Our government is well on its way to creating a monopoly on paying for care. Today, government covers nearly half of the nation’s health-care bill. Medicare insures one in five elderly Americans. Medicaid, which is intended for low-income individuals, covers another one in five. Twenty-four million Americans obtain their health coverage through the Affordable Care Act’s exchanges—and of these, millions receive “free” coverage fully subsidized by federal taxpayers.
Thanks to the Democrats’ Inflation Reduction Act in 2022, the federal government now has the power to “negotiate” the prices of some prescription drugs through Medicare. These price controls take effect for ten drugs dispensed through the Part D prescription drug benefits on January 1, 2026. Each year, more drugs will be ensnared by this price control scheme.
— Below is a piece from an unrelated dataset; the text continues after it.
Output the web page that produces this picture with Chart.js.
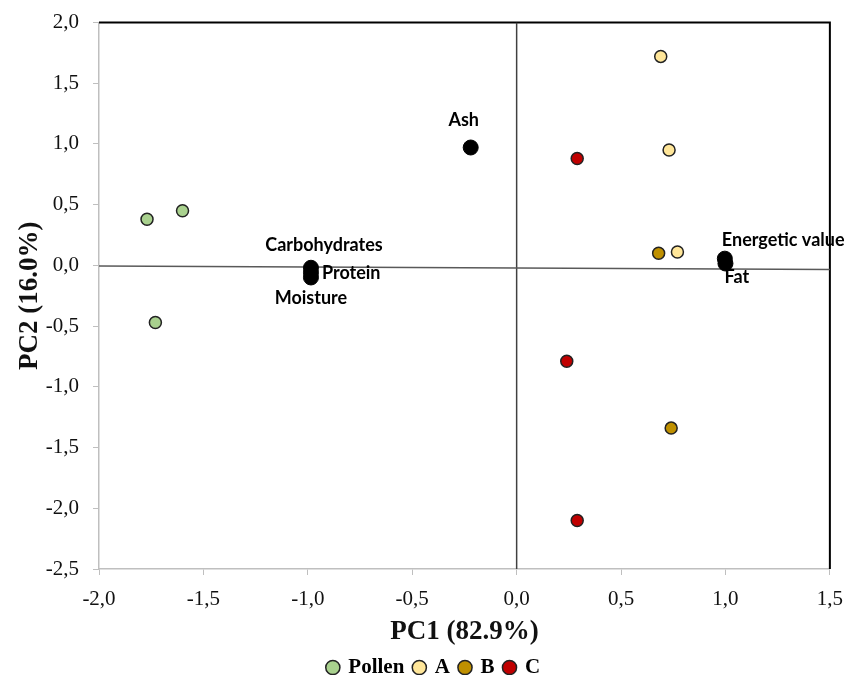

Meanwhile, some states are endeavoring to install public health insurance options of their own.
The final goal of all these policies is universal government-run health care. In the United States, partisans of single-payer envision a health-care system more comprehensive and controlling even than Canada’s—including coverage for dental and vision, prescription drugs, and long-term care. This universal system would proscribe every private option.
We do not need to try the experiment to know how it would end. Americans would find themselves trapped in wait lists for everything from routine eye exams to cancer treatments. Brian Day has given us fair warning.